Spacer retainers 746 allow an installer to position the screen assembly 702 between the single screen configuration and the multi-screen configuration without the use of tools. When the screen assembly 702 is in the uninstalled screen configuration, large spacers 732 may be attached to the spacer retainers 746 so that each large spacer 732 may be suspended in one of the tracks 710, and the lower shaker screen 712-1 and seal 734 may be inserted into each track 710 to place the screen assembly 702 in the single screen configuration. Likewise, when the screen assembly 702 is in the uninstalled screen configuration, small spacers 733 may be attached to the spacer retainers 746 so that each small spacer 733 may be suspended in one of the tracks 710, and the lower shaker screen 712-1, upper shaker screen 712-2, and seal 734 may be inserted into each track 710 to place the screen assembly 702 in the multi-screen configuration.
Referring to
Large spacer 732 or small spacer 733 may be attached to the spacer retainers 746 by inserting the spacer retainers 746 into respective spacer keyways 744. Each spacer retainer 746 is aligned with one of the spacer keyways 734. Each spacer retainer 746 includes an elongated section 750 and the head section 752. Head section 752 of the spacer retainer 746 is inserted into the first slot section 760. Head section 752 is configured to fit within the first slot section 760 and to be slidable into the second slot section 762 as the large spacer 732 or small spacer 733 is moved downward with respect to the spacer retainer 746. As the head section 752 moves into the second slot section 762, the head section 752 moves through an opening between the first slot section 760 and the second slot section 762 and the head section is disposed in the sockets 764. The large spacer 732 or the small spacer 733 are positioned in a locked position when the head section 752 is positioned in the sockets 764. End portions of the head section 752 are disposed in the sockets 764 with opposing internal surfaces 765, 766 of the large spacer 732 or small spacer 733 adjacent to the head section 752 to block the large spacer 732 or small spacer 733 from moving outwardly from the track 710.
Referring to
After the large spacer 732 or the small spacer 733 has been attached to the spacer retainers 746, the other components of either the multi-screen configuration or the single screen configuration may be installed in the tracks 710. In some embodiments, the components of the screen assembly 732 may be installed in a different order. Actuator 230 may be actuated to provide a downward force to move either the large spacer 732 or the small spacer 733 downwards in the tracks 710 to position the large spacer 732 or small spacer 733 in a locked position. Each spacer retainer 746 is configured to move in its respective spacer keyway 744 to allow for downwards movement of the large spacer 732 or the small spacer 733 when the screen assembly 702 is placed in the clamped position.
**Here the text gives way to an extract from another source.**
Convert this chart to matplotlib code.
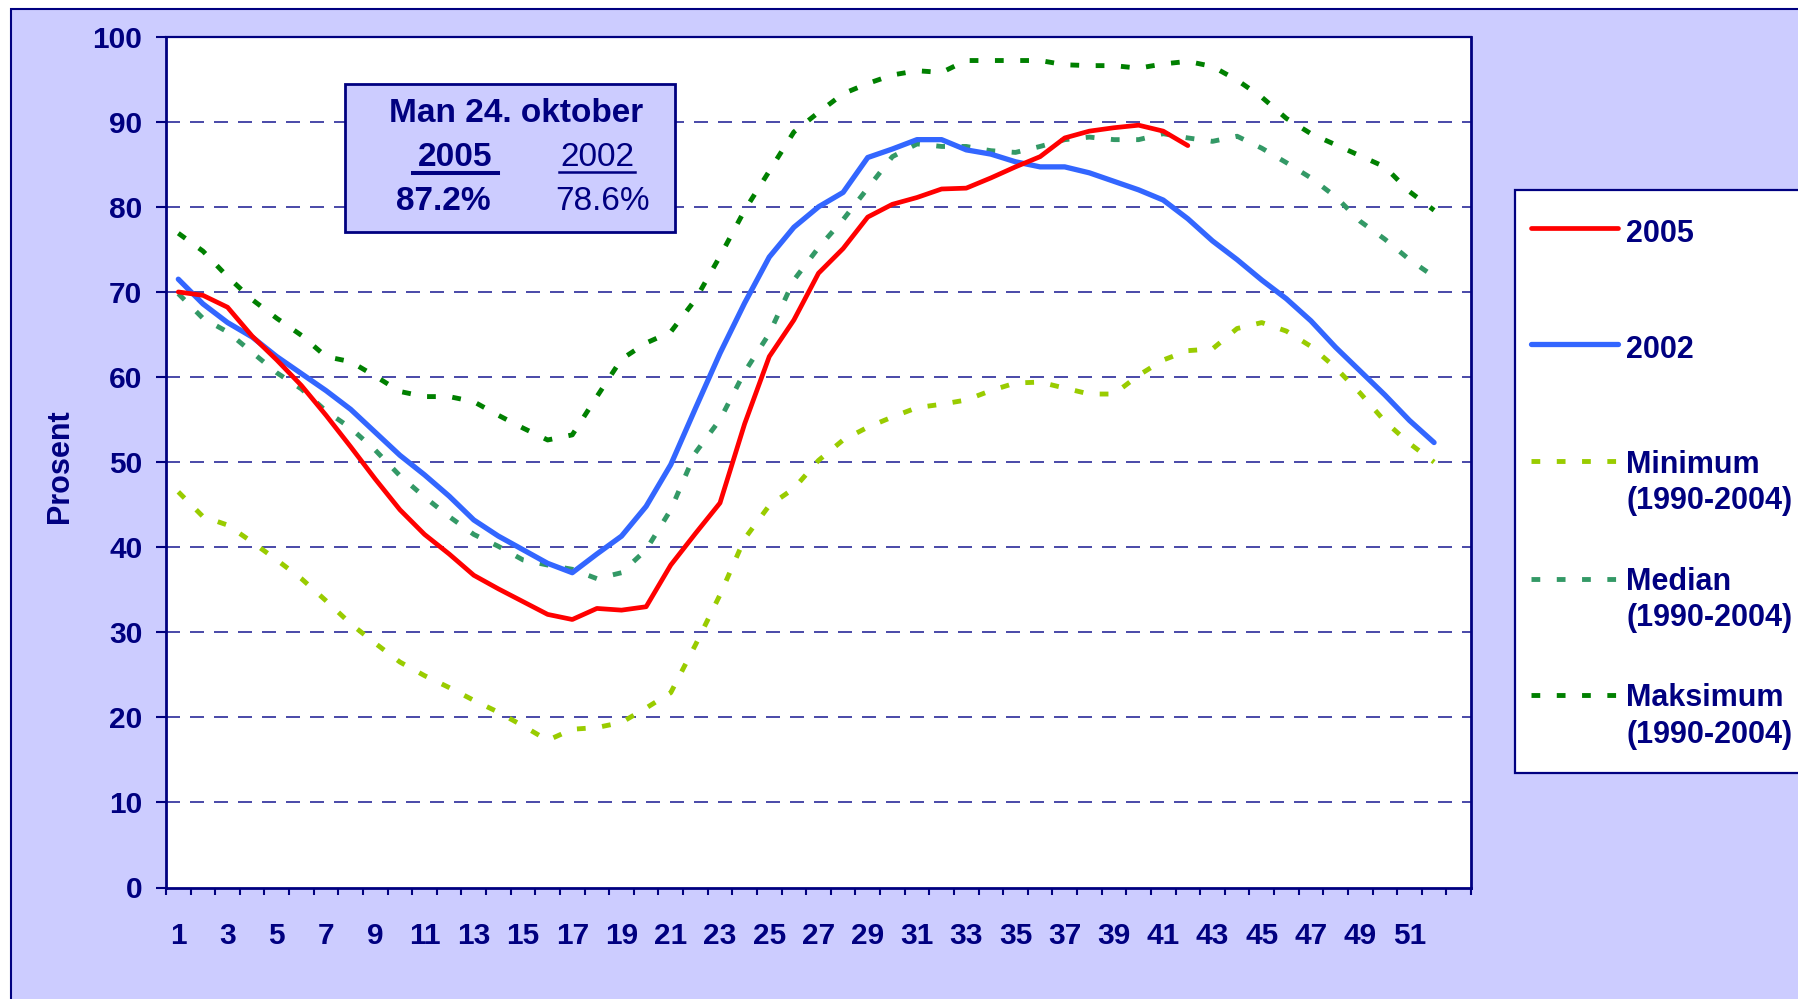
import numpy as np
import matplotlib
matplotlib.use("Agg")
import matplotlib.pyplot as plt
from matplotlib.patches import Rectangle
from matplotlib.lines import Line2D

plt.rcParams['font.family'] = ['Liberation Sans', 'DejaVu Sans']
plt.rcParams['font.weight'] = 'bold'

NAVY = "#000080"
LAVENDER = "#CCCCFF"

# fyllingsgrad per uke (prosent)
weeks = np.arange(1, 53)
weeks_2005 = np.arange(1, 43)

fill_2005 = [70.0, 69.6, 68.2, 64.8, 62.0, 59.0, 55.5, 51.8, 48.0, 44.4,
             41.5, 39.2, 36.7, 35.1, 33.6, 32.1, 31.5, 32.8, 32.6, 33.0,
             37.9, 41.6, 45.2, 54.5, 62.4, 66.7, 72.2, 75.1, 78.8, 80.3,
             81.1, 82.1, 82.2, 83.4, 84.7, 85.9, 88.1, 88.9, 89.3, 89.6,
             88.9, 87.2]

fill_2002 = [71.5, 68.6, 66.4, 64.7, 62.4, 60.4, 58.4, 56.2, 53.5, 50.8,
             48.5, 46.0, 43.2, 41.3, 39.7, 38.1, 37.0, 39.2, 41.3, 44.8,
             49.7, 56.3, 62.8, 68.7, 74.1, 77.6, 80.0, 81.7, 85.8, 86.8,
             87.9, 87.9, 86.7, 86.2, 85.3, 84.7, 84.7, 84.0, 83.0, 82.0,
             80.8, 78.6, 76.0, 73.8, 71.4, 69.2, 66.6, 63.5, 60.7, 57.9,
             54.9, 52.3]

fill_min = [46.5, 43.6, 42.6, 40.6, 38.5, 36.3, 33.7, 31.0, 28.7, 26.5,
            24.9, 23.5, 22.0, 20.6, 19.0, 17.3, 18.6, 18.8, 19.4, 21.1,
            22.9, 28.5, 34.4, 41.0, 44.9, 46.9, 50.2, 52.6, 54.1, 55.3,
            56.4, 56.8, 57.3, 58.4, 59.3, 59.4, 58.7, 58.0, 58.0, 60.2,
            62.0, 63.1, 63.3, 65.7, 66.4, 65.4, 63.6, 61.1, 58.1, 54.8,
            52.2, 50.0]

fill_median = [69.8, 66.9, 65.3, 62.9, 60.5, 58.6, 56.0, 54.0, 51.4, 48.4,
               45.9, 43.6, 41.5, 40.1, 38.5, 37.9, 37.4, 36.3, 37.0, 39.7,
               44.4, 51.1, 55.0, 60.6, 65.1, 71.4, 75.2, 78.5, 82.2, 85.9,
               87.4, 87.1, 87.1, 86.6, 86.4, 87.1, 87.9, 88.2, 87.9, 87.9,
               88.6, 88.1, 87.7, 88.3, 86.9, 85.2, 83.4, 81.2, 78.3, 76.2,
               73.8, 71.8]

fill_max = [76.9, 74.8, 71.8, 69.1, 66.9, 64.9, 62.4, 61.8, 60.1, 58.3,
            57.7, 57.7, 57.1, 55.5, 54.0, 52.6, 53.2, 57.7, 62.1, 64.0,
            65.3, 69.1, 74.2, 79.6, 84.2, 88.8, 91.1, 93.3, 94.5, 95.5,
            96.0, 95.8, 97.2, 97.2, 97.2, 97.2, 96.7, 96.6, 96.6, 96.3,
            96.8, 97.1, 96.5, 94.9, 92.9, 90.4, 88.6, 87.3, 86.0, 84.7,
            81.8, 79.6]

W, H = 1798, 999


def fx(x):
    return x / W


def fy(y):
    return 1 - y / H


fig = plt.figure(figsize=(W / 100, H / 100), dpi=100, facecolor="white")

# lilla bakgrunn rundt diagrammet
fig.add_artist(Rectangle((fx(11), fy(1100)), 2, fy(9) - fy(1100),
                         transform=fig.transFigure, facecolor=LAVENDER,
                         edgecolor=NAVY, lw=1.5, zorder=-5))

ax = fig.add_axes([fx(166), fy(887.5), (1471 - 166) / W, (887.5 - 36.7) / H])
ax.set_facecolor("white")

dash = (0, (1.8, 3.4))
ax.plot(weeks, fill_min, color="#99CC00", lw=3.5, linestyle=dash, zorder=3)
ax.plot(weeks, fill_median, color="#339966", lw=3.5, linestyle=dash, zorder=3)
ax.plot(weeks, fill_max, color="#008000", lw=3.5, linestyle=dash, zorder=3)
ax.plot(weeks, fill_2002, color="#3366FF", lw=3.8, zorder=4,
        solid_capstyle="round", solid_joinstyle="round")
ax.plot(weeks_2005, fill_2005, color="#FF0000", lw=3.4, zorder=5,
        solid_capstyle="round", solid_joinstyle="round")

for v in range(10, 100, 10):
    ax.axhline(v, color="#2a2a99", lw=1.2, linestyle=(0, (8.4, 6.0)), zorder=1)

ax.set_xlim(0.5, 53.5)
ax.set_ylim(0, 100)
ax.set_yticks(range(0, 101, 10))
ax.set_xticks(range(1, 52, 2))
ax.set_xticks(np.arange(0.5, 54, 1), minor=True)
ax.tick_params(axis="x", which="major", length=0, pad=24.5, labelsize=21.5,
               labelcolor=NAVY)
ax.tick_params(axis="x", which="minor", length=5, width=1.5, color=NAVY,
               direction="out")
ax.tick_params(axis="y", length=7, width=1.5, color=NAVY, pad=10,
               labelsize=21.5, labelcolor=NAVY)

for side in ["left", "bottom", "right"]:
    ax.spines[side].set_color(NAVY)
    ax.spines[side].set_linewidth(2.0)
ax.spines["top"].set_color(NAVY)
ax.spines["top"].set_linewidth(1.6)

ax.set_ylabel("Prosent", fontsize=22, color=NAVY, fontweight="bold")
ax.yaxis.label.set_va("center")
ax.yaxis.set_label_coords((60 - 166) / 1305, (887.5 - 466.5) / (887.5 - 36.7))

# infoboks
fig.add_artist(Rectangle((fx(345), fy(232)), (675 - 345) / W, (232 - 84) / H,
                         transform=fig.transFigure, facecolor=LAVENDER,
                         edgecolor=NAVY, lw=2.0, zorder=6))
fig.text(fx(516), fy(122), "Man 24. oktober", ha="center", va="baseline",
         fontsize=24, color=NAVY, fontweight="bold", zorder=7)
fig.text(fx(455), fy(166), "2005", ha="center", va="baseline",
         fontsize=24, color=NAVY, fontweight="bold", zorder=7)
fig.text(fx(597), fy(166), "2002", ha="center", va="baseline",
         fontsize=24, color=NAVY, fontweight="normal", zorder=7)
fig.add_artist(Line2D([fx(413), fx(498)], [fy(173), fy(173)],
                      transform=fig.transFigure, color=NAVY, lw=2.9, zorder=7))
fig.add_artist(Line2D([fx(559), fx(635)], [fy(172), fy(172)],
                      transform=fig.transFigure, color=NAVY, lw=1.8, zorder=7))
fig.text(fx(443), fy(210), "87.2%", ha="center", va="baseline",
         fontsize=24, color=NAVY, fontweight="bold", zorder=7)
fig.text(fx(603), fy(210), "78.6%", ha="center", va="baseline",
         fontsize=24, color=NAVY, fontweight="normal", zorder=7)

# forklaring
fig.add_artist(Rectangle((fx(1515), fy(773)), 2, (773 - 190) / H,
                         transform=fig.transFigure, facecolor="white",
                         edgecolor=NAVY, lw=1.6, zorder=6))

legend_items = [
    ("#FF0000", 3.4, "-", 228, ["2005"], [242]),
    ("#3366FF", 3.8, "-", 344, ["2002"], [357.5]),
    ("#99CC00", 3.5, dash, 461, ["Minimum", "(1990-2004)"], [473, 509]),
    ("#339966", 3.5, dash, 579, ["Median", "(1990-2004)"], [590, 626]),
    ("#008000", 3.5, dash, 695, ["Maksimum", "(1990-2004)"], [706, 742.5]),
]
for color, lw, ls, ly, labels, bases in legend_items:
    fig.add_artist(Line2D([fx(1531), fx(1618)], [fy(ly), fy(ly)],
                          transform=fig.transFigure, color=color, lw=lw,
                          linestyle=ls, solid_capstyle="round", zorder=7))
    for text, base in zip(labels, bases):
        fig.text(fx(1626), fy(base), text, ha="left", va="baseline",
                 fontsize=22, color=NAVY, fontweight="bold", zorder=7)

fig.savefig("out.png", dpi=100)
Likewise, each spacer retainer 746 is configured to move in its respective spacer keyway 744 to allow for upwards movement of the large spacer 732 or the small spacer 733 when the screen assembly 702 is placed in the unclamped position, Large spacer 732 or small spacer 733 may be uninstalled from the tracks 710 by moving the moving the large spacer 732 or the small spacer 733 upwards to align each spacer retainer 746 in the first section 760 of the matching spacer keyway 744 so that the spacer retainers 746 can be removed from the spacer keyways 734. Spacer retainers 746 are disposed in the spacer keyways 734 during operation of the vibratory separator 200. Spacer retainers 746 are protected from drilling fluids and contaminants during operation because the spacer retainers 746 are in the body of the large spacer 732 or the small spacer 733 during operations. The positioning of the spacer retainers 746 in the body of the large spacer 732 or small spacer 733 may help reduce maintenance needs and contaminant build-up on the spacer retainers 746 allowing for more effective attachment of the large spacer 732 and the small spacer 733 in the track 710.
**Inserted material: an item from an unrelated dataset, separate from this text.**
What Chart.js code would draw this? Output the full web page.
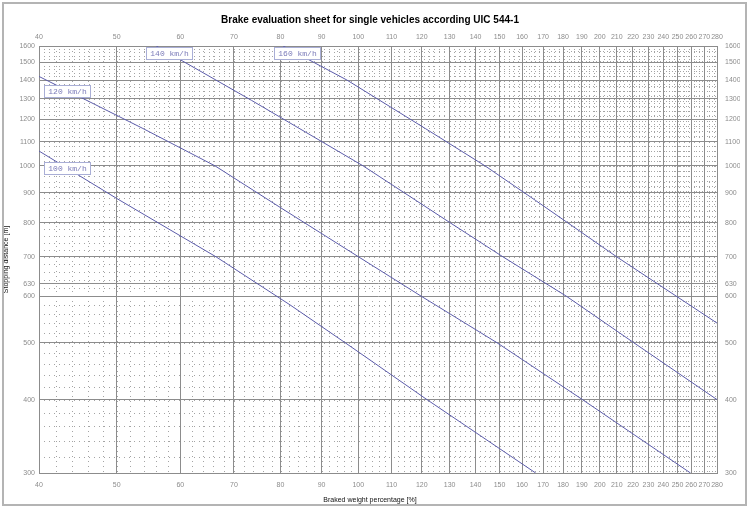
<!DOCTYPE html>
<html>
<head>
<meta charset="utf-8">
<script src="https://cdn.jsdelivr.net/npm/chart.js@4.4.1/dist/chart.umd.min.js"></script>
<style>
  html, body { margin: 0; padding: 0; background: #fff; }
  #wrap { position: relative; width: 750px; height: 508px; }
  #frame { position: absolute; left: 2px; top: 2px; width: 745px; height: 504px; box-sizing: border-box; border: 2px solid #b4b4b4; pointer-events: none; }
  canvas { position: absolute; left: 0; top: 0; }
</style>
</head>
<body>
<div id="wrap">
  <canvas id="brakeChart" width="750" height="508"></canvas>
  <div id="frame"></div>
</div>
<script>
// axis ticks
var xTicks = [40, 50, 60, 70, 80, 90, 100, 110, 120, 130, 140, 150, 160, 170, 180, 190, 200, 210, 220, 230, 240, 250, 260, 270, 280];
var yTicks = [300, 400, 500, 600, 630, 700, 800, 900, 1000, 1100, 1200, 1300, 1400, 1500, 1600];

// speed curves: [braked weight %, stopping distance m]
var speeds = ['100 km/h', '120 km/h', '140 km/h', '160 km/h'];
var curve100 = [[40, 1060], [50, 880], [66.5, 700], [82.2, 580], [96.3, 500], [121.8, 400], [166.4, 300]];
var curve120 = [[40, 1420], [53.9, 1158], [66.3, 1000], [79.9, 850], [100.1, 700], [119.8, 600], [148.9, 500], [190.3, 400], [259.5, 300]];
var curve140 = [[56, 1600], [73.6, 1293], [101.4, 1000], [130.2, 800], [151.5, 700], [181.7, 600], [220.5, 500], [280, 400]];
var curve160 = [[80.6, 1600], [96.8, 1400], [121.2, 1158], [143.9, 1000], [166.2, 874], [210, 700], [280, 540]];

var curves = [curve100, curve120, curve140, curve160];
var lineColor = 'rgb(92,92,170)';
var gridColor = '#8c8c8c';
var tickFont = { family: 'Liberation Sans', size: 7 };

function fixedTicks(values) {
    return function (scale) {
        scale.ticks = values.map(function (v) { return { value: v }; });
    };
}

function tickLabel(value) {
    return String(value);
}

// dotted minor grid under the main grid
var minorGrid = {
    id: 'minorGrid',
    beforeDraw: function (chart) {
        var ctx = chart.ctx;
        var area = chart.chartArea;
        var xs = chart.scales.x;
        var ys = chart.scales.y;
        ctx.save();
        ctx.strokeStyle = '#a4a4a4';
        ctx.lineWidth = 1;
        ctx.setLineDash([1, 4]);
        ctx.beginPath();
        for (var v = 42; v < 280; v += 2) {
            var px = Math.round(xs.getPixelForValue(v)) + 0.5;
            ctx.moveTo(px, area.top);
            ctx.lineTo(px, area.bottom);
        }
        for (var w = 320; w < 1600; w += 20) {
            var py = Math.round(ys.getPixelForValue(w)) + 0.5;
            ctx.moveTo(area.left, py);
            ctx.lineTo(area.right, py);
        }
        ctx.stroke();
        ctx.restore();
    }
};

// boxed speed labels sitting on each curve
var speedBoxes = {
    id: 'speedBoxes',
    afterDatasetsDraw: function (chart, args, opts) {
        var ctx = chart.ctx;
        var xs = chart.scales.x;
        ctx.save();
        ctx.font = '8px "Liberation Mono"';
        ctx.textAlign = 'center';
        ctx.textBaseline = 'middle';
        ctx.lineWidth = 1;
        chart.data.datasets.forEach(function (ds, i) {
            var pts = chart.getDatasetMeta(i).data;
            var px = xs.getPixelForValue(opts.at[i]);
            var py = pts[0].y;
            for (var k = 1; k < pts.length; k++) {
                if (pts[k].x >= px) {
                    var p0 = pts[k - 1], p1 = pts[k];
                    py = p0.y + (p1.y - p0.y) * (px - p0.x) / (p1.x - p0.x);
                    break;
                }
            }
            var w = Math.round(ctx.measureText(ds.label).width + 8);
            var h = 12;
            var bx = Math.round(px - w / 2) + 0.5;
            var by = Math.round(py - h / 2) + 0.5;
            ctx.fillStyle = '#fff';
            ctx.fillRect(bx, by, w, h);
            ctx.strokeStyle = '#a9aed6';
            ctx.strokeRect(bx, by, w, h);
            ctx.fillStyle = '#7a7ab8';
            ctx.fillText(ds.label, bx + w / 2, by + h / 2 + 0.5);
        });
        ctx.restore();
    }
};

var datasets = curves.map(function (c, i) {
    return {
        label: speeds[i],
        data: c.map(function (p) { return { x: p[0], y: p[1] }; }),
        showLine: true,
        borderColor: lineColor,
        borderWidth: 1,
        pointRadius: 0,
        fill: false,
        tension: 0
    };
});

var ctx = document.getElementById('brakeChart').getContext('2d');
var brakeChart = new Chart(ctx, {
    type: 'scatter',
    data: { datasets: datasets },
    plugins: [minorGrid, speedBoxes],
    options: {
        responsive: false,
        animation: false,
        devicePixelRatio: 1,
        layout: { padding: { left: 0, right: 10, top: 0, bottom: 0 } },
        plugins: {
            legend: { display: false },
            tooltip: { enabled: false },
            title: {
                display: true,
                text: 'Brake evaluation sheet for single vehicles according UIC 544-1',
                color: '#000',
                font: { family: 'Liberation Sans', size: 10, weight: 'bold' },
                padding: { top: 14, bottom: 0 }
            },
            subtitle: {
                display: true,
                position: 'bottom',
                text: 'Braked weight percentage [%]',
                color: '#111',
                font: { family: 'Liberation Sans', size: 7 },
                padding: { top: 0, bottom: 4 }
            },
            speedBoxes: { at: [43.3, 43.4, 58.1, 83.8] }
        },
        scales: {
            x: {
                type: 'logarithmic',
                position: 'bottom',
                min: 40,
                max: 280,
                afterBuildTicks: fixedTicks(xTicks),
                afterFit: function (s) { s.height = 22.6; },
                ticks: { autoSkip: false, maxRotation: 0, padding: 8, color: '#8c8c8c', font: tickFont, callback: tickLabel },
                grid: { color: gridColor, lineWidth: 1, drawTicks: false },
                border: { color: gridColor }
            },
            xTop: {
                type: 'logarithmic',
                position: 'top',
                min: 40,
                max: 280,
                afterBuildTicks: fixedTicks(xTicks),
                afterFit: function (s) { s.height = 20; },
                ticks: { autoSkip: false, maxRotation: 0, padding: 5, color: '#8c8c8c', font: tickFont, callback: tickLabel },
                grid: { display: false, drawTicks: false },
                border: { color: gridColor }
            },
            y: {
                type: 'logarithmic',
                position: 'left',
                min: 300,
                max: 1600,
                afterBuildTicks: fixedTicks(yTicks),
                afterFit: function (s) { s.width = 39; },
                ticks: { autoSkip: false, padding: 4, color: '#8c8c8c', font: tickFont, callback: tickLabel },
                grid: { color: gridColor, lineWidth: 1, drawTicks: false },
                border: { color: gridColor },
                title: {
                    display: true,
                    text: 'Stopping distance [m]',
                    color: '#111',
                    font: { family: 'Liberation Sans', size: 7 },
                    padding: { top: 2, bottom: 0 }
                }
            },
            yRight: {
                type: 'logarithmic',
                position: 'right',
                min: 300,
                max: 1600,
                afterBuildTicks: fixedTicks(yTicks),
                afterFit: function (s) { s.width = 23; },
                ticks: { autoSkip: false, padding: 8, color: '#8c8c8c', font: tickFont, callback: tickLabel },
                grid: { display: false, drawTicks: false },
                border: { color: gridColor }
            }
        }
    }
});
</script>
</body>
</html>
The disclosed systems, devices, apparatus, and/or methods disclose screen assemblies for improved installation of one or more screens in different configurations. The screen assembly is positionable in a multi-screen configuration where the screen assembly includes a single screen deck that may be formed by a lower shaker screen. The screen assembly also allows for the screen assembly to be positioned in a multi-screen configuration that has a dual screen deck with a lower deck and an upper deck formed by the lower shaker screen and the upper shaker screen spaced apart by the small spacer. The screen assembly uses an actuator in the track to clamp the at least one shaker screen in both the single screen configuration and the multi-screen configuration.
The screen assembly of embodiments of the present disclosure provides the benefit of using one actuator for two different configurations. The screen assembly of embodiments of the present disclosure provides the benefit of using only one pair of tracks on opposite walls of the vibratory separator for the at least one shaker screen used for the different screen configurations that include a single screen deck formed by the lower shaker screen and a multi-screen deck formed by the lower shaker screen and the upper shaker screen. The screen assembly of embodiments of the present disclosure helps avoid the need for two different vibratory separators that would each have a separate screen configuration that may be needed for different operations. The screen assembly of embodiments of the present disclosure helps avoid the need to make substantial modifications to a vibratory separator to re-configure a vibratory separator to a different configuration. The screen assembly of embodiments of the present disclosure is configurable between the multi-screen configuration and single screen configuration without the need for tools.
Although a few embodiments of the disclosure have been described in detail above, those of ordinary skill in the art will readily appreciate that many modifications are possible without materially departing from the teachings of this disclosure. Accordingly, such modifications are intended to be included within the scope of this disclosure as defined in the claims. The scope of the invention should be determined only by the language of the claims that follow. The term “comprising” within the claims is intended to mean “including at least” such that the recited listing of elements in a claim are an open group. The terms “a,” “an” and other singular terms are intended to include the plural forms thereof unless specifically excluded. In the claims, means-plus-function clauses are intended to cover the structures described herein as performing the recited function and not only structural equivalents, but also equivalent structures. It is the express intention of the applicant not to invoke 35 U. S. C. § 112, paragraph 6 for any limitations of any of the claims herein, except for those in which the claim expressly uses the words “means for” together with an associated function.